Given task:
Retype only what runs from the first line of the listing to the line holding "const titles = ['=10mV', '=25mV'];", both included. Do not retype the pictures.

Collected material:
- - - - -
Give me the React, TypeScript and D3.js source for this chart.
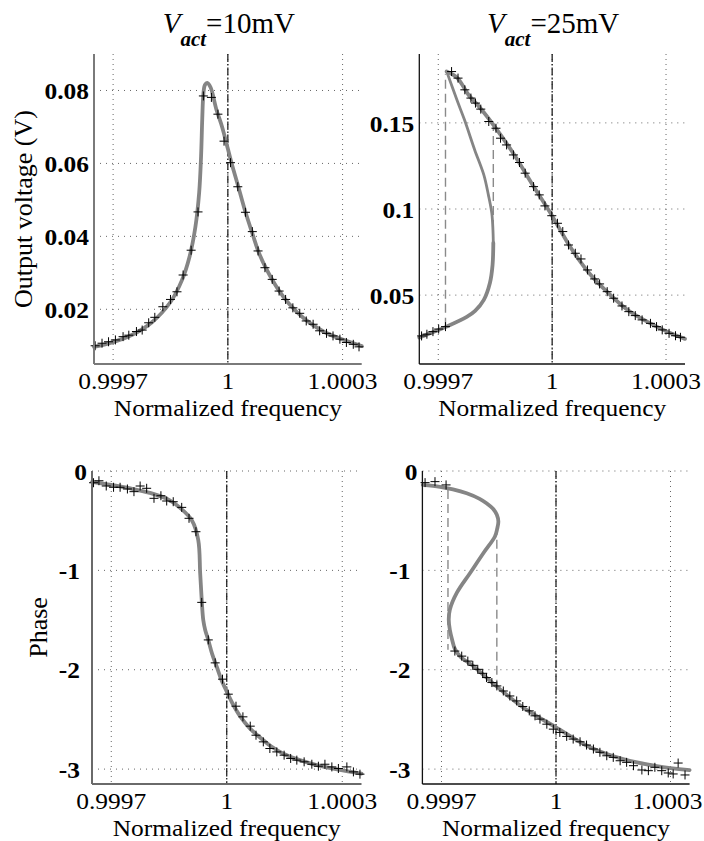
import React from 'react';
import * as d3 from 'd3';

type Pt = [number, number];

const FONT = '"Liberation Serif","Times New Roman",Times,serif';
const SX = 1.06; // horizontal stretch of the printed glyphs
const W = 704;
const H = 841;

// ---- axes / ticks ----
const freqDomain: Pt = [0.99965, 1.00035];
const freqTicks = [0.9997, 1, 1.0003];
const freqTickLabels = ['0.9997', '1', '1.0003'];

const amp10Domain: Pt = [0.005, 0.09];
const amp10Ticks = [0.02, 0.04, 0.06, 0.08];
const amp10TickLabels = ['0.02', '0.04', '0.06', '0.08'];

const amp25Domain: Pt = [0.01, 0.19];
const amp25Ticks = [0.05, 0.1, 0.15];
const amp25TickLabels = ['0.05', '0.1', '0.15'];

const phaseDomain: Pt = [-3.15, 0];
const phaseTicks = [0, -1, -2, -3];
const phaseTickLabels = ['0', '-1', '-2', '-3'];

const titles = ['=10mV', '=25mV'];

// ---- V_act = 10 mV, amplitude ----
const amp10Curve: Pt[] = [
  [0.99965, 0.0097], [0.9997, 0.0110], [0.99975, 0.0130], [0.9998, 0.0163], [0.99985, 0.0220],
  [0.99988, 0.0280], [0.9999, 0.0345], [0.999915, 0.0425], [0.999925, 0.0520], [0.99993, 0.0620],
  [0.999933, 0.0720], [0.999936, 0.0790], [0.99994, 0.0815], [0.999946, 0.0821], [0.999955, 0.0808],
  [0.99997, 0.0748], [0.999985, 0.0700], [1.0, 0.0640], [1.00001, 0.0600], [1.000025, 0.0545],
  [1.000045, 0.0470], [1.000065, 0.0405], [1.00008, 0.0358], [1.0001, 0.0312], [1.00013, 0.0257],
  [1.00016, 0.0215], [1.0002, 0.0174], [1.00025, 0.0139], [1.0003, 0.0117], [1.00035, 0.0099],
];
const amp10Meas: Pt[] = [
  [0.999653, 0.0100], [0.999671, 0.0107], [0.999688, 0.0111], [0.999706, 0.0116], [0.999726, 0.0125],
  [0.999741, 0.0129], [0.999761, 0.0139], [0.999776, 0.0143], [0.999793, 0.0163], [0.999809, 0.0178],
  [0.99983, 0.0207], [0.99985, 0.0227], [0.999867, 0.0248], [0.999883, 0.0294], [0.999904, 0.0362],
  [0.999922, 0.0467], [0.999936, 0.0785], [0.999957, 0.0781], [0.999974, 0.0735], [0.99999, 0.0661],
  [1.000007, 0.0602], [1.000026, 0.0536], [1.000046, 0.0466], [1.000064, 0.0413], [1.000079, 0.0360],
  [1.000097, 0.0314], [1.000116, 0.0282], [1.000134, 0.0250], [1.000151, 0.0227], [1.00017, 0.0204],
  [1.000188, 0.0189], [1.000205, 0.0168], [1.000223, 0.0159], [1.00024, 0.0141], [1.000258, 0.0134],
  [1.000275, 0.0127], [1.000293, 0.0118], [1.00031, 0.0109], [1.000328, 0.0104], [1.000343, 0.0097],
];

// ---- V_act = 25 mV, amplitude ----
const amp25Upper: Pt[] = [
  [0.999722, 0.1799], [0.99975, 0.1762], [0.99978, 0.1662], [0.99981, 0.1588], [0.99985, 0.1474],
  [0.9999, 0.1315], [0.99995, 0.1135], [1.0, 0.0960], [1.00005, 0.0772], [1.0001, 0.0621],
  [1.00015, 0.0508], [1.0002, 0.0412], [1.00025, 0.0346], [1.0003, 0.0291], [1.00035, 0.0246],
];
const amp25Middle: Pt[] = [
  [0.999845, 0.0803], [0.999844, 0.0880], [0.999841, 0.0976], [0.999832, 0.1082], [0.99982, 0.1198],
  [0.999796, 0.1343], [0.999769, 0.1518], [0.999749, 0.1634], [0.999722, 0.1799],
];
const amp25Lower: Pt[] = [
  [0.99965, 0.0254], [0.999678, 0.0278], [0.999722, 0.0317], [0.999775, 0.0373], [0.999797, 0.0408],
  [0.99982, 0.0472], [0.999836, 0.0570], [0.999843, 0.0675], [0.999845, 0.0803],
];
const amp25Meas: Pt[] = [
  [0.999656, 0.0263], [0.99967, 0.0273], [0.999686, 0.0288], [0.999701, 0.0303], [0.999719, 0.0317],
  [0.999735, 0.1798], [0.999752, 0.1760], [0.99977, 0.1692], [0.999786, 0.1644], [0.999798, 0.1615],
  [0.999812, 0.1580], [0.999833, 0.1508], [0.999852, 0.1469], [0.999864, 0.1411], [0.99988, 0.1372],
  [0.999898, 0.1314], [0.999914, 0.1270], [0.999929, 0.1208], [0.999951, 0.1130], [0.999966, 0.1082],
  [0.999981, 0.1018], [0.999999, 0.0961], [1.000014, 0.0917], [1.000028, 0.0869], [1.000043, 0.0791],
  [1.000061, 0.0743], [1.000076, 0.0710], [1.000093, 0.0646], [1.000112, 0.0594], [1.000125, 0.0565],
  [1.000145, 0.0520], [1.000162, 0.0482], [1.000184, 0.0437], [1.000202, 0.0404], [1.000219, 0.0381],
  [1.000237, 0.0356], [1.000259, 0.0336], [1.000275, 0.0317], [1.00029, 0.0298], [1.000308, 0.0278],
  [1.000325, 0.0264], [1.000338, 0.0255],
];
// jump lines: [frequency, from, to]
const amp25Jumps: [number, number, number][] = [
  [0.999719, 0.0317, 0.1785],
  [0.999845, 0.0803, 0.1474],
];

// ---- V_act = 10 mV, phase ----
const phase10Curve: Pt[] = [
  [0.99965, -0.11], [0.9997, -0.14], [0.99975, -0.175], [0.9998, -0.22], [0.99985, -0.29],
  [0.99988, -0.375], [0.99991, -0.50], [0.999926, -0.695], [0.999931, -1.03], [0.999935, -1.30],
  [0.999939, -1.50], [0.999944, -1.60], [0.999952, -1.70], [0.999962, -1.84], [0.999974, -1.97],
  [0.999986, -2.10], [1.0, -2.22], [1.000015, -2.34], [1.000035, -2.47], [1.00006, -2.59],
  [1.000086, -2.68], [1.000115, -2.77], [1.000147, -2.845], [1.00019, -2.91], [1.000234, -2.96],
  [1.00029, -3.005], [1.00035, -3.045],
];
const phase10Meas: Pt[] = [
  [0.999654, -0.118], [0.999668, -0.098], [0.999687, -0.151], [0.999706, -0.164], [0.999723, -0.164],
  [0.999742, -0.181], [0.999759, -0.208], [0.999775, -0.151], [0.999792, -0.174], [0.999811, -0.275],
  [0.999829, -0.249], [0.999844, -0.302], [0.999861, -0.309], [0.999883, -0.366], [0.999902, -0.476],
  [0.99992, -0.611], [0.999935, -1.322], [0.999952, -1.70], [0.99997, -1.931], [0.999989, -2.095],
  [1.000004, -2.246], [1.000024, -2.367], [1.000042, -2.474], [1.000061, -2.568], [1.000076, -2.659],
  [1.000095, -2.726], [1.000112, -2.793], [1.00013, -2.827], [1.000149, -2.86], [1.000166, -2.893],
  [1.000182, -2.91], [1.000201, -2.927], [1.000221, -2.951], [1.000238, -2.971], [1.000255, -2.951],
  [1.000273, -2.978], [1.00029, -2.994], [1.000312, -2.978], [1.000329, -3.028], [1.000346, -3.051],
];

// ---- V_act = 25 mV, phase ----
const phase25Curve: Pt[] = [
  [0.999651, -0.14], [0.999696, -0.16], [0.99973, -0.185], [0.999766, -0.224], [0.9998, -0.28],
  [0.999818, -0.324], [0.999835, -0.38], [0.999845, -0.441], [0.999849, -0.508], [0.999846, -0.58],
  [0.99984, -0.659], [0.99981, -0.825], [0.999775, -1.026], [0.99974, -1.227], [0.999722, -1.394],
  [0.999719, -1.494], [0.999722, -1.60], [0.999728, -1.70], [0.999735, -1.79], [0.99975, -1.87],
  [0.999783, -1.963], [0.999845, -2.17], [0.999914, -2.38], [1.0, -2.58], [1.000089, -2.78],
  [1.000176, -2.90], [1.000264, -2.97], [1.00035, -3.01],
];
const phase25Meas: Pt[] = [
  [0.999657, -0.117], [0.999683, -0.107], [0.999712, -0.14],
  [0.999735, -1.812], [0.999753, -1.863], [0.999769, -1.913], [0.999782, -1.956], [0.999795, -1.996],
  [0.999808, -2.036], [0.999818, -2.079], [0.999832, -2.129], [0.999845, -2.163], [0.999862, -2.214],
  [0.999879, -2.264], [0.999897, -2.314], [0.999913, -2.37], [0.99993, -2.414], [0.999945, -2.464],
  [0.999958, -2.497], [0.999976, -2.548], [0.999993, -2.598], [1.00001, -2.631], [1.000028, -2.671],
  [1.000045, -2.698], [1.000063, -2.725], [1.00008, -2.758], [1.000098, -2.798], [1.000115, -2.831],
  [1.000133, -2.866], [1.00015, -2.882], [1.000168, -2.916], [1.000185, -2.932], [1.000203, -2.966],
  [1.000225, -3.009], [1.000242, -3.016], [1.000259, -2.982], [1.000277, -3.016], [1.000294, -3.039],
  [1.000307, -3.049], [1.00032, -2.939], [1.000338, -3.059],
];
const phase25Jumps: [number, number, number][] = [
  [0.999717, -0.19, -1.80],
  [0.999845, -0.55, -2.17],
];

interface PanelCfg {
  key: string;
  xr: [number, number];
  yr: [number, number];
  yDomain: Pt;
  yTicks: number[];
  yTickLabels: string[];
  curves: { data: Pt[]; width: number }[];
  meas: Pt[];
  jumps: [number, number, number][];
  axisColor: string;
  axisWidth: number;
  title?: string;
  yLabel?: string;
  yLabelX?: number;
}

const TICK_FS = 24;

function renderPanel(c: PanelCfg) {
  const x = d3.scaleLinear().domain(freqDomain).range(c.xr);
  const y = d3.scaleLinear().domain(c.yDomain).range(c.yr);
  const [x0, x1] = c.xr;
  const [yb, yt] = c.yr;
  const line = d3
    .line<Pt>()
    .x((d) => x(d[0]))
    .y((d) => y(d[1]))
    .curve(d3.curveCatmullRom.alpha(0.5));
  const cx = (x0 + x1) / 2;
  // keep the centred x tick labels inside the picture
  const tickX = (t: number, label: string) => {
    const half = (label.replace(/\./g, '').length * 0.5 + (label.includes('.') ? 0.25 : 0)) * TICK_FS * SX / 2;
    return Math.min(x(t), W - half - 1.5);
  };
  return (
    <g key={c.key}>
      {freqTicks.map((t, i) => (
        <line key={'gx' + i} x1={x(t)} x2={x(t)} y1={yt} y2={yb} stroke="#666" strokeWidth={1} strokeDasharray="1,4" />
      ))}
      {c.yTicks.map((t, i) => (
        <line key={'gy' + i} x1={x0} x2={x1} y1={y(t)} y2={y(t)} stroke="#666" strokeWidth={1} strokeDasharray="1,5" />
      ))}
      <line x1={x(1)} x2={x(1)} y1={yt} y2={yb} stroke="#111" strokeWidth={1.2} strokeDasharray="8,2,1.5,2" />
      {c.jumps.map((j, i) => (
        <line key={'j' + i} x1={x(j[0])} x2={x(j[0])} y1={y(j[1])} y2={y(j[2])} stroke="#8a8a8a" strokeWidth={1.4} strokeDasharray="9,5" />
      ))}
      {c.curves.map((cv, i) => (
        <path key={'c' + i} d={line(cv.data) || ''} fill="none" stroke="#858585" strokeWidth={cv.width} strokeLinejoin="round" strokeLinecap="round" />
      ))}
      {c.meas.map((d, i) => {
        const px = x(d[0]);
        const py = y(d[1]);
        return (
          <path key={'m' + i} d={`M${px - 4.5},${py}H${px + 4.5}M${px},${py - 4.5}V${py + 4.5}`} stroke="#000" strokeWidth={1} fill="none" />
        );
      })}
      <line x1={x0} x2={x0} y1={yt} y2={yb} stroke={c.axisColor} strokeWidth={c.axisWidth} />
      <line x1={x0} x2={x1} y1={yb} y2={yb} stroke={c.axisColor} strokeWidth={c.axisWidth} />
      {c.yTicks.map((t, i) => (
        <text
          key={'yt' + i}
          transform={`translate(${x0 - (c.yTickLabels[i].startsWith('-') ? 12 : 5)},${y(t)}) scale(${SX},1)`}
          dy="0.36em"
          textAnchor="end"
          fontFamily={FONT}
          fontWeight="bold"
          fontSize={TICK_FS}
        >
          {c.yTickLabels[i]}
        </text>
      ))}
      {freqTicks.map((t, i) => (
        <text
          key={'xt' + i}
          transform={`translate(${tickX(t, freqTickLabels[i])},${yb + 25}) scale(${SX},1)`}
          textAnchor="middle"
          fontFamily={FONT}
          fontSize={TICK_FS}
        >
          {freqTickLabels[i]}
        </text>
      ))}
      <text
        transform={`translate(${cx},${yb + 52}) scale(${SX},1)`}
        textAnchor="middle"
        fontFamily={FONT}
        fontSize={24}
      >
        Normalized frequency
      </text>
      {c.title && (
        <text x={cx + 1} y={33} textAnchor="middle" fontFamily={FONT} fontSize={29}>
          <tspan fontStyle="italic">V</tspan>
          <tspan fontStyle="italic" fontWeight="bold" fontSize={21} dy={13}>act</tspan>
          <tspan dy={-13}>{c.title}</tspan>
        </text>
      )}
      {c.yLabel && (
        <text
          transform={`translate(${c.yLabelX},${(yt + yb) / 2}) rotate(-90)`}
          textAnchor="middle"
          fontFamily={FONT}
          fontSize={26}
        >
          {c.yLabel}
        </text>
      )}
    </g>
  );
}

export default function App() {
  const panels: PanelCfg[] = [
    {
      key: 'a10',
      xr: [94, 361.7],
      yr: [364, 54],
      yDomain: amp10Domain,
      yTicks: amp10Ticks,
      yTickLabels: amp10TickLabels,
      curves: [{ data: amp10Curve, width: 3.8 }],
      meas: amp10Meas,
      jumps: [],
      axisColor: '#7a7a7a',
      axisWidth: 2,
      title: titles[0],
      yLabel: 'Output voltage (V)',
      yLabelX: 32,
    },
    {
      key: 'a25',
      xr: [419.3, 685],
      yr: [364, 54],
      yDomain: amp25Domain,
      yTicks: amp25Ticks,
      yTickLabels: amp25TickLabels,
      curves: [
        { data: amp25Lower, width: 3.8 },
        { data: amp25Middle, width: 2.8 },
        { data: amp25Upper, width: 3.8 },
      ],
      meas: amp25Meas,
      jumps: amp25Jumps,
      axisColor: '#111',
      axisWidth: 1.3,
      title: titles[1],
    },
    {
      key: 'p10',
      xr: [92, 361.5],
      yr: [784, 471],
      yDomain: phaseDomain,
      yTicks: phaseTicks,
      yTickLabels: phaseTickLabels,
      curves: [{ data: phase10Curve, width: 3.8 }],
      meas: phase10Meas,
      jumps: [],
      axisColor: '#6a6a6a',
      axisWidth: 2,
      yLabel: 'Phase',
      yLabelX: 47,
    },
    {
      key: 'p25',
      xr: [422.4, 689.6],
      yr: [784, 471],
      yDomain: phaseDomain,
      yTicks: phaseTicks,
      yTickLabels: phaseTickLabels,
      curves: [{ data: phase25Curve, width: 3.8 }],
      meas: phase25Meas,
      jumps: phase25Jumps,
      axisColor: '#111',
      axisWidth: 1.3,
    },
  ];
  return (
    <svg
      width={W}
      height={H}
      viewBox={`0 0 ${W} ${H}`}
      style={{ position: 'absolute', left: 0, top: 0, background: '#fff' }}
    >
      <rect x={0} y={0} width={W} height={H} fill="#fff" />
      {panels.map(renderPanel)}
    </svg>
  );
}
- - - - -
Solution:
Give me the React, TypeScript and D3.js source for this chart.
import React from 'react';
import * as d3 from 'd3';

type Pt = [number, number];

const FONT = '"Liberation Serif","Times New Roman",Times,serif';
const SX = 1.06; // horizontal stretch of the printed glyphs
const W = 704;
const H = 841;

// ---- axes / ticks ----
const freqDomain: Pt = [0.99965, 1.00035];
const freqTicks = [0.9997, 1, 1.0003];
const freqTickLabels = ['0.9997', '1', '1.0003'];

const amp10Domain: Pt = [0.005, 0.09];
const amp10Ticks = [0.02, 0.04, 0.06, 0.08];
const amp10TickLabels = ['0.02', '0.04', '0.06', '0.08'];

const amp25Domain: Pt = [0.01, 0.19];
const amp25Ticks = [0.05, 0.1, 0.15];
const amp25TickLabels = ['0.05', '0.1', '0.15'];

const phaseDomain: Pt = [-3.15, 0];
const phaseTicks = [0, -1, -2, -3];
const phaseTickLabels = ['0', '-1', '-2', '-3'];

const titles = ['=10mV', '=25mV'];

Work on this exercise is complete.